Over the weekend local folks "celebrated" the 28th anniversary of when Mount St. Helens blew her top. We can see the now trapezoidal-shaped mountain from lots of spots around the county since we're less than 40 miles away from it.
I was at a small gathering a few weeks ago where long time residents were comparing stories about where they were during the eruption. They talked of wearing those little white elasticized masks for a few weeks afterwards and how it took many long days of shoveling and brushing to get everything clean again. They all remembered how even several years later, when they were teenagers on sports teams, they would see little poofs of ash clouds rise from football and soccer fields as they ran around in the shadow of a very alive mountain.

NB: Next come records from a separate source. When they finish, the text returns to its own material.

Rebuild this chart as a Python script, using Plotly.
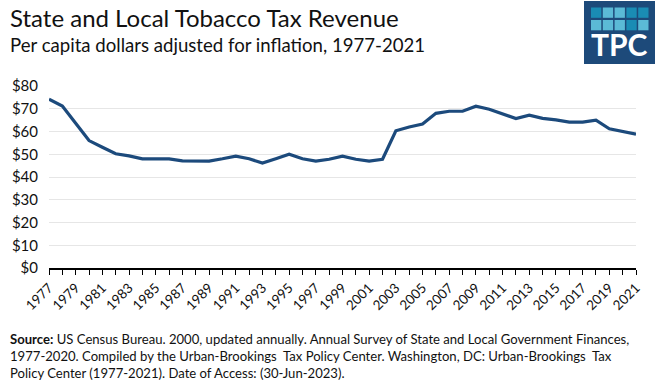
import plotly.graph_objects as go

years = list(range(1977, 2022))
revenue = [74.2, 71.2, 63.6, 56.0, 53.1, 50.2, 49.3, 48.0, 48.0, 48.0,
           47.1, 47.0, 47.0, 48.0, 49.2, 48.0, 46.1, 48.0, 50.0, 48.0,
           47.0, 47.8, 49.2, 47.8, 47.0, 47.8, 60.3, 62.0, 63.3, 68.0,
           68.9, 68.9, 71.1, 69.8, 67.9, 65.7, 67.2, 65.8, 65.1, 64.1,
           64.1, 65.0, 61.2, 60.0, 58.8]
y_ticks = [0, 10, 20, 30, 40, 50, 60, 70, 80]
y_labels = ["$" + str(v) for v in y_ticks]
x_ticks = list(range(1977, 2022, 2))

W, H = 656, 385
L, R, T, B = 49, 20, 86, 117
PW, PH = W - L - R, H - T - B

def px(x):
    return (x - L) / PW

def py(y):
    return (H - B - y) / PH

fig = go.Figure()
fig.add_trace(go.Scatter(x=years, y=revenue, mode="lines",
                         line=dict(color="#1c4a7c", width=3.2),
                         hoverinfo="skip", showlegend=False))

font = "Lato, 'Open Sans', sans-serif"
annotations = [
    dict(text="State and Local Tobacco Tax Revenue", x=px(8), y=py(17),
         xref="paper", yref="paper", xanchor="left", yanchor="middle",
         showarrow=False, font=dict(family=font, size=24, color="#111")),
    dict(text="Per capita dollars adjusted for inflation, 1977-2021", x=px(8), y=py(45),
         xref="paper", yref="paper", xanchor="left", yanchor="middle",
         showarrow=False, font=dict(family=font, size=18.6, color="#111")),
    dict(text="<b>Source:</b> US Census Bureau. 2000, updated annually. Annual Survey of State and Local Government Finances,<br>"
              "1977-2020. Compiled by the Urban-Brookings  Tax Policy Center. Washington, DC: Urban-Brookings  Tax<br>"
              "Policy Center (1977-2021). Date of Access: (30-Jun-2023).",
         x=px(8), y=py(329), xref="paper", yref="paper", xanchor="left", yanchor="top",
         align="left", showarrow=False, font=dict(family=font, size=13.1, color="#111")),
    dict(text="<b>TPC</b>", x=px(619.5), y=py(44), xref="paper", yref="paper",
         xanchor="center", yanchor="middle", showarrow=False,
         font=dict(family=font, size=30, color="white")),
]

shapes = [dict(type="rect", xref="paper", yref="paper",
               x0=px(584), x1=px(655), y0=py(1), y1=py(64),
               fillcolor="#1d4a7a", line=dict(width=0), layer="above")]
dark, light = "#1a8cb4", "#5bbad6"
rows = [[dark, light, light, dark, dark], [light, light, light, dark, light]]
for r, row in enumerate(rows):
    for c, col in enumerate(row):
        x0 = 591 + c * 11.8
        y0 = 7.5 + r * 12.5
        shapes.append(dict(type="rect", xref="paper", yref="paper",
                           x0=px(x0), x1=px(x0 + 10.3), y0=py(y0), y1=py(y0 + 10.3),
                           fillcolor=col, line=dict(width=0), layer="above"))

fig.update_layout(
    width=W, height=H,
    margin=dict(l=L, r=R, t=T, b=B),
    paper_bgcolor="white", plot_bgcolor="white",
    annotations=annotations, shapes=shapes,
    font=dict(family=font, color="#111"),
    xaxis=dict(range=[1977, 2021], tickmode="array", tickvals=x_ticks,
               ticktext=[str(v) for v in x_ticks], tickangle=-45,
               ticks="outside", ticklen=5, tickcolor="black", tickwidth=1,
               minor=dict(dtick=1, ticks="outside", ticklen=5, tickcolor="black", tickwidth=1),
               showline=True, linecolor="black", linewidth=1.5,
               showgrid=False, zeroline=False,
               tickfont=dict(family=font, size=13.5, color="#111")),
    yaxis=dict(range=[0, 80], tickmode="array", tickvals=y_ticks, ticktext=y_labels,
               showgrid=True, gridcolor="#e6e6e6", gridwidth=1,
               zeroline=False, showline=False, ticks="", ticklabelstandoff=10,
               tickfont=dict(family=font, size=15, color="#111")),
)

fig.write_html("out.html", config={"displayModeBar": False})
with open("out.html", "r", encoding="utf-8") as f:
    html = f.read()
html = html.replace("<head>", "<head><style>html,body{margin:0;padding:0;overflow:hidden;}</style>", 1)
with open("out.html", "w", encoding="utf-8") as f:
    f.write(html)
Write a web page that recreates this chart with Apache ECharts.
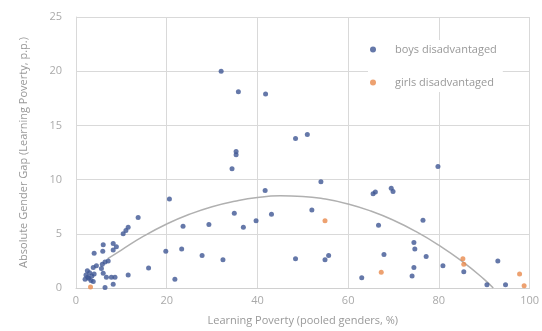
<!DOCTYPE html>
<html>
<head>
<meta charset="utf-8">
<script src="https://cdn.jsdelivr.net/npm/echarts@6/dist/echarts.min.js"></script>
<style>
  html, body { margin: 0; padding: 0; background: #fff; }
  #chart { width: 542px; height: 331px; }
</style>
</head>
<body>
<div id="chart"></div>
<script>
// boys disadvantaged: learning poverty (x) vs absolute gap (y)
const boysX = [32.0, 35.8, 41.8, 48.4, 51.0, 35.3, 35.3, 34.4,
  54.0, 41.7, 20.6, 52.0, 34.9, 43.1, 39.7, 36.9, 29.3, 23.6, 19.8, 23.3, 27.8, 32.4, 21.8, 48.4, 54.9, 55.7,
  79.8, 65.5, 66.0, 69.5, 69.9, 66.7, 76.5, 74.5, 74.7, 67.9, 77.2, 80.9, 74.5, 74.1, 63.0, 85.5, 93.0, 90.6, 94.7,
  13.7, 11.5, 11.0, 10.4, 6.0, 8.2, 8.9, 4.0, 5.9, 8.2, 7.1, 6.4, 5.8, 4.5, 3.8,
  2.5, 3.0, 2.2, 3.5, 2.8, 2.0, 3.3, 4.0, 2.6, 3.8,
  6.0, 6.7, 7.8, 8.6, 5.6, 11.5, 16.0, 8.2, 6.4];
const boysY = [20.0, 18.1, 17.9, 13.8, 14.15, 12.6, 12.3, 11.0,
  9.8, 9.0, 8.2, 7.2, 6.9, 6.8, 6.2, 5.6, 5.85, 5.7, 3.4, 3.6, 3.0, 2.6, 0.8, 2.7, 2.6, 3.0,
  11.2, 8.7, 8.85, 9.2, 8.9, 5.8, 6.25, 4.2, 3.6, 3.1, 2.9, 2.05, 1.9, 1.1, 0.95, 1.5, 2.5, 0.3, 0.3,
  6.5, 5.6, 5.3, 5.0, 4.0, 4.1, 3.8, 3.2, 3.4, 3.5, 2.5, 2.4, 2.2, 2.05, 1.9,
  1.6, 1.4, 1.2, 1.1, 0.9, 0.8, 0.7, 1.3, 1.0, 0.6,
  1.35, 1.0, 1.0, 1.0, 1.8, 1.2, 1.85, 0.35, 0.05];

// girls disadvantaged
const girlsX = [54.9, 67.3, 85.3, 85.5, 97.8, 98.8, 3.2];
const girlsY = [6.2, 1.45, 2.7, 2.2, 1.3, 0.2, 0.1];

// fitted trend curve
const trendX = [7, 10, 15, 20, 25, 30, 35, 40, 45, 50, 55, 60, 65, 70, 75, 80, 85, 90, 92];
const trendY = [2.7, 3.5, 4.8, 5.9, 6.8, 7.5, 8.0, 8.35, 8.5, 8.45, 8.2, 7.75, 7.1, 6.25, 5.2, 3.95, 2.5, 0.8, 0];

const xTicks = [0, 20, 40, 60, 80, 100];
const yTicks = [0, 5, 10, 15, 20, 25];

const zip = (xs, ys) => xs.map((x, i) => [x, ys[i]]);

const font = '"Open Sans", "Liberation Sans", sans-serif';
const gridLine = { show: true, lineStyle: { color: '#d9d9d9', width: 1 } };

const chart = echarts.init(document.getElementById('chart'));
chart.setOption({
  animation: false,
  grid: { left: 76, right: 11, top: 17, bottom: 42 },
  legend: {
    orient: 'vertical',
    left: 368,
    top: 40,
    itemGap: 22,
    itemWidth: 6,
    itemHeight: 6,
    backgroundColor: '#fff',
    padding: [4, 6, 4, 2],
    textStyle: { color: '#999', fontSize: 11, fontFamily: font, padding: [0, 0, 0, 14] },
    data: [
      { name: 'boys disadvantaged', icon: 'circle' },
      { name: 'girls disadvantaged', icon: 'circle' }
    ]
  },
  xAxis: {
    type: 'value',
    min: xTicks[0],
    max: xTicks[xTicks.length - 1],
    interval: 20,
    name: 'Learning Poverty (pooled genders, %)',
    nameLocation: 'middle',
    nameGap: 27,
    nameTextStyle: { color: '#999', fontSize: 11, fontFamily: font },
    axisLine: { show: true, lineStyle: { color: '#d0d0d0' } },
    axisTick: { show: false },
    axisLabel: { color: '#aaa', fontSize: 11, fontFamily: font, margin: 7 },
    splitLine: gridLine
  },
  yAxis: {
    type: 'value',
    min: yTicks[0],
    max: yTicks[yTicks.length - 1],
    interval: 5,
    name: 'Absolute Gender Gap (Learning Poverty, p.p.)',
    nameLocation: 'middle',
    nameGap: 47,
    nameTextStyle: { color: '#999', fontSize: 11, fontFamily: font },
    axisLine: { show: true, lineStyle: { color: '#d9d9d9' } },
    axisTick: { show: false },
    axisLabel: { color: '#aaa', fontSize: 11, fontFamily: font, margin: 14 },
    splitLine: gridLine
  },
  series: [
    {
      name: 'trend',
      type: 'line',
      data: zip(trendX, trendY),
      smooth: true,
      showSymbol: false,
      silent: true,
      lineStyle: { color: '#b0b0b0', width: 1.5 },
      z: 1
    },
    {
      name: 'boys disadvantaged',
      type: 'scatter',
      data: zip(boysX, boysY),
      symbolSize: 5,
      itemStyle: { color: '#3f5694' },
      z: 3
    },
    {
      name: 'girls disadvantaged',
      type: 'scatter',
      data: zip(girlsX, girlsY),
      symbolSize: 5,
      itemStyle: { color: '#e98a4c' },
      z: 3
    }
  ]
});
</script>
</body>
</html>
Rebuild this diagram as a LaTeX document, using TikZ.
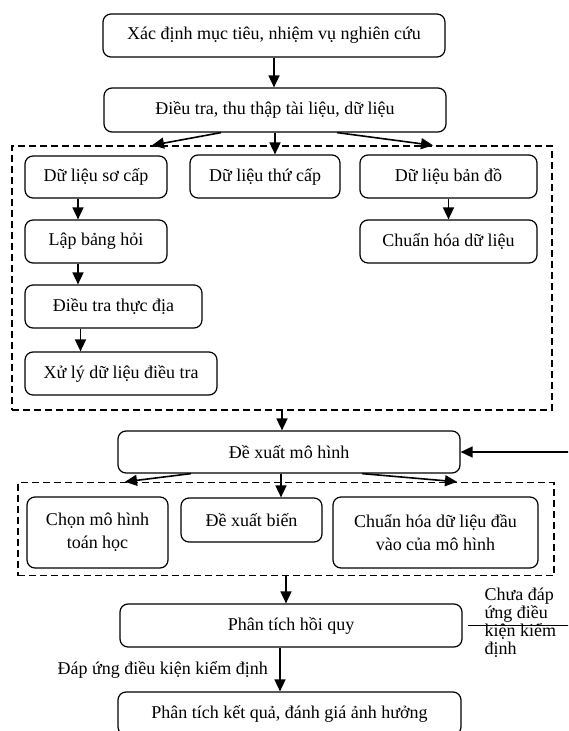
\documentclass[tikz,border=0pt]{standalone}
\usepackage{fontspec}
\setmainfont{Liberation Serif}
\usetikzlibrary{arrows.meta}

\begin{document}
\begin{tikzpicture}[x=1pt, y=-1pt, >={Triangle[length=12pt,width=11pt]}, line width=1.2pt,
    box/.style={draw, rounded corners=8pt, align=center, inner sep=2pt, font=\fontsize{18}{23}\selectfont},
    grp/.style={draw, dash pattern=on 7pt off 4pt, line width=1.4pt, inner sep=0pt},
    arr/.style={->, line width=1.6pt},
    lbl/.style={font=\fontsize{18}{18}\selectfont}]
    \useasboundingbox (0,0) rectangle (568,731);
    \clip (0,0) rectangle (568,731);

    % hai bước đầu
    \node[box, minimum width=342pt, minimum height=43pt] (muctieu) at (274,35.5) {Xác định mục tiêu, nhiệm vụ nghiên cứu};
    \node[box, minimum width=342pt, minimum height=44pt] (thuthap) at (275,110) {Điều tra, thu thập tài liệu, dữ liệu};
    \draw[arr] (muctieu.south) -- (muctieu.south |- thuthap.north);

    % nhóm dữ liệu
    \node[grp, minimum width=540pt, minimum height=264pt] (nhom1) at (282,278) {};
    \node[box, minimum width=142pt, minimum height=42pt] (socap) at (96,177) {Dữ liệu sơ cấp};
    \node[box, minimum width=150pt, minimum height=43pt] (thucap) at (265,176.5) {Dữ liệu thứ cấp};
    \node[box, minimum width=177pt, minimum height=43pt] (bando) at (448.5,176.5) {Dữ liệu bản đồ};
    \node[box, minimum width=177pt, minimum height=43pt] (chuanhoa) at (448.5,241.5) {Chuẩn hóa dữ liệu};
    \node[box, minimum width=142pt, minimum height=43pt] (lapbang) at (96,241.5) {Lập bảng hỏi};
    \node[box, minimum width=177pt, minimum height=43pt] (dieutra) at (113.5,306.5) {Điều tra thực địa};
    \node[box, minimum width=192pt, minimum height=43pt] (xuly) at (121,373.5) {Xử lý dữ liệu điều tra};

    \draw[arr] ([xshift=-54pt]thuthap.south) -- ([xshift=-130pt]nhom1.north);
    \draw[arr] (thuthap.south) -- (thuthap.south |- thucap.north);
    \draw[arr] ([xshift=62pt]thuthap.south) -- ([xshift=151pt]nhom1.north);
    \draw[arr] ([xshift=-18pt]socap.south) -- ([xshift=-18pt]socap.south |- lapbang.north);
    \draw[arr] ([xshift=-18pt]lapbang.south) -- ([xshift=-18pt]lapbang.south |- dieutra.north);
    \draw[arr] ([xshift=-33pt]dieutra.south) -- ([xshift=-33pt]dieutra.south |- xuly.north);
    \draw[arr] (bando.south) -- (chuanhoa.north);

    % đề xuất mô hình
    \node[box, minimum width=342pt, minimum height=42pt] (dexuat) at (289,452) {Đề xuất mô hình};
    \draw[arr] (nhom1.south) -- (nhom1.south |- dexuat.north);

    \node[grp, minimum width=536pt, minimum height=93pt] (nhom2) at (286,529) {};
    \node[box, minimum width=141pt, minimum height=71pt] (chon) at (97.5,532.5) {Chọn mô hình\\toán học};
    \node[box, minimum width=141pt, minimum height=44pt] (bien) at (251.5,520) {Đề xuất biến};
    \node[box, minimum width=205pt, minimum height=71pt] (chuanvao) at (435.5,532.5) {Chuẩn hóa dữ liệu đầu\\vào của mô hình};

    \draw[arr] ([xshift=-98pt]dexuat.south) -- ([xshift=-161pt]nhom2.north);
    \draw[arr] ([xshift=-8pt]dexuat.south) -- ([xshift=-8pt]dexuat.south |- bien.north);
    \draw[arr] ([xshift=73pt]dexuat.south) -- ([xshift=171pt]nhom2.north);

    % hồi quy và kết quả
    \node[box, minimum width=342pt, minimum height=43pt] (hoiquy) at (291,625.5) {Phân tích hồi quy};
    \node[box, minimum width=343pt, minimum height=43pt] (ketqua) at (289.5,713.5) {Phân tích kết quả, đánh giá ảnh hưởng};
    \draw[arr] (nhom2.south) -- (nhom2.south |- hoiquy.north);
    \draw[arr] ([xshift=-11pt]hoiquy.south) -- ([xshift=-11pt]hoiquy.south |- ketqua.north)
        node[midway, left=8pt, lbl] {Đáp ứng điều kiện kiểm định};

    % vòng lặp khi chưa đạt
    \draw[arr] ([xshift=5pt]hoiquy.east) -- ++(120,0) |- (dexuat.east);
    \node[lbl, anchor=north west, align=left, inner sep=0pt] (chuadat) at (484,587) {Chưa đáp\\ứng điều\\kiện kiểm\\định};
\end{tikzpicture}
\end{document}
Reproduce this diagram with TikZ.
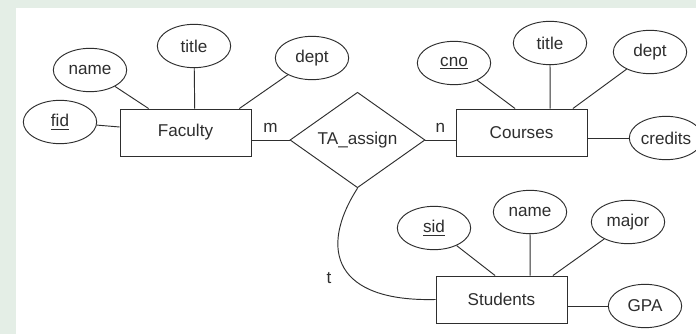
\documentclass[tikz,border=0pt]{standalone}
\usepackage{fontspec}
\setmainfont{Liberation Sans}
\usetikzlibrary{shapes.geometric}
\definecolor{bgstrip}{HTML}{E4EEE6}
\definecolor{ink}{HTML}{2E2E2E}
\tikzset{
    ent/.style={draw=ink, line width=0.8pt, minimum width=3.93cm, minimum height=1.41cm, inner sep=0pt},
    rel/.style={draw=ink, line width=0.8pt, diamond, minimum width=4.05cm, minimum height=2.34cm, inner sep=0pt},
    attr/.style={draw=ink, line width=0.8pt, ellipse, minimum width=2.2cm, minimum height=1.3cm, inner sep=0pt},
    lbl/.style={inner sep=0pt},
    er/.style={draw=ink, line width=0.8pt, font=\fontsize{14.6}{17}\selectfont, text=ink}
}
\begin{document}
\begin{tikzpicture}[x=0.03cm, y=-0.03cm, er]
        \fill[bgstrip] (0,0) rectangle (696,334);
        \fill[white] (16,8) rectangle (696,334);
        \useasboundingbox (0,0) rectangle (696,334);

        \node[ent] (fac) at (185.5,132.5) {Faculty};
        \node[ent] (crs) at (521.5,132.5) {Courses};
        \node[ent] (stu) at (501.5,299.5) {Students};
        \node[rel] (ta) at (357.5,140) {TA\_assign};

        \node[attr] (ffid) at (60,122) {\underline{fid}};
        \node[attr] (fname) at (90,70) {name};
        \node[attr] (ftitle) at (194,46) {title};
        \node[attr] (fdept) at (312,58) {dept};
        \node[attr] (ccno) at (454,63) {\underline{cno}};
        \node[attr] (ctitle) at (550,43) {title};
        \node[attr] (cdept) at (650,52) {dept};
        \node[attr] (ccred) at (666,138) {credits};
        \node[attr] (ssid) at (434,228) {\underline{sid}};
        \node[attr] (sname) at (530,212) {name};
        \node[attr] (smajor) at (628,222) {major};
        \node[attr] (sgpa) at (645,306) {GPA};

        \draw (ffid) -- (fac);
        \draw (fname) -- (fac.147);
        \draw (ftitle) -- (fac.69);
        \draw (fdept) -- (fac.24);
        \draw (ccno) -- (crs.105);
        \draw (ctitle) -- (crs.40);
        \draw (cdept) -- (crs.25);
        \draw (crs.east |- ccred) -- (ccred);
        \draw (ssid) -- (stu.105);
        \draw (sname) -- (stu.40);
        \draw (smajor) -- (stu.25);
        \draw (stu.east |- sgpa) -- (sgpa);

        \draw (fac.east |- ta.west) -- (ta.west) node[midway, above=3pt] {m};
        \draw (ta.east) -- (ta.east -| crs.west) node[midway, above=3pt] {n};
        \draw (ta.south) .. controls (318,250) and (335,302) .. (stu.west);
        \node[lbl] (tlab) at (329,278) {t};
    \end{tikzpicture}
\end{document}
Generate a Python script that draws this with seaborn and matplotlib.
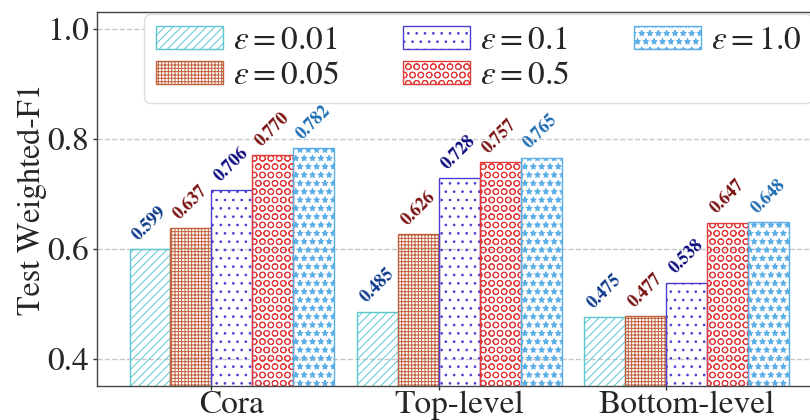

And even with all of that, I'd still rather be here than in more active earthquake country. Yes, I know technically I do actually live in earthquake country. And yes, we have things strapped down. And, of course, no picture frames shall ever be hung over a bed at Woodhaven. Some old California habits die very hard. But really, it doesn't feel all that unstable here. In 4 years, I haven't felt the slightest tremor. And having experienced that 7.1 Loma Prieta/World Series/Watch-a-section-of-the-Bay-Bridge-collapse 1989 earthquake in much too big a way to be amusing, I'd really be ok if I never felt a shaker again.
My firm lack of interest in earthquakes was solidified for me a few days ago when my mom sent me the following list. Mom and Dad live in Reno. They are hardy, experienced California natives who aren't easily rattled by a swarm of quakes. They no doubt find the list funny. I find it confirmation that as natural disasters go, I now much prefer being surrounded by occasionally puffing volcanoes.
Courtesy of RGJ.com, here is "You might be a Northwest Reno resident If …"
· While shopping for a new dining room table, you bring the entire family to RC Willey to make sure you all fit underneath it.
· “Family Game Night” includes copious rounds of Uno, Scrabble and “Guess the Magnitude.”
· The USGS Web site is your home page, and you check the UNR Seismology site as frequently as you check your email.
· You believe the “Triangle of Life” is so last week.
· You can now hear the earthquakes before they arrive.
· You are spackling and painting your walls — why not, there aren’t any pictures on them anyhow.
· You get mad at the kids when they’re snacking out of the earthquake bin in the garage.
· “I’ve felt 25 earthquakes today?” you reflect. “What a great day!”
· Your children know what “Rabbit in the hole” means.
· The “Living with Earthquakes in Nevada” publication that you found last week in the RGJ has become your coffee-table book.
· You know the exact latitude and longitude of your home.
· You can adeptly convert UTC to Pacific Daylight Time.
· Earthquake insurance brochures and estimates are in your “To File” stack.
· You debate the philosophical underpinnings of “aftershock or foreshock” with your family and neighbors.
· Wall hangings = floor leanings.
· You have narrowed down the lag time between an earthquake and the moment the magnitude posts to the UNR Seismo site to 11 minutes and 42 seconds – give or take.
· Your car is parked in your driveway — and not because there’s no room in the garage.
· You take a shower in your swim suit; after all, who wants to be naked when the “Big One” hits?
· On your nightstand next to the latest Eckhart Tolle book and your Carmex is a Maglite flashlight and a crescent wrench you’ll use to turn off the gas.
· The pharmacist doesn’t even ask if you need the briefing about Xanax anymore.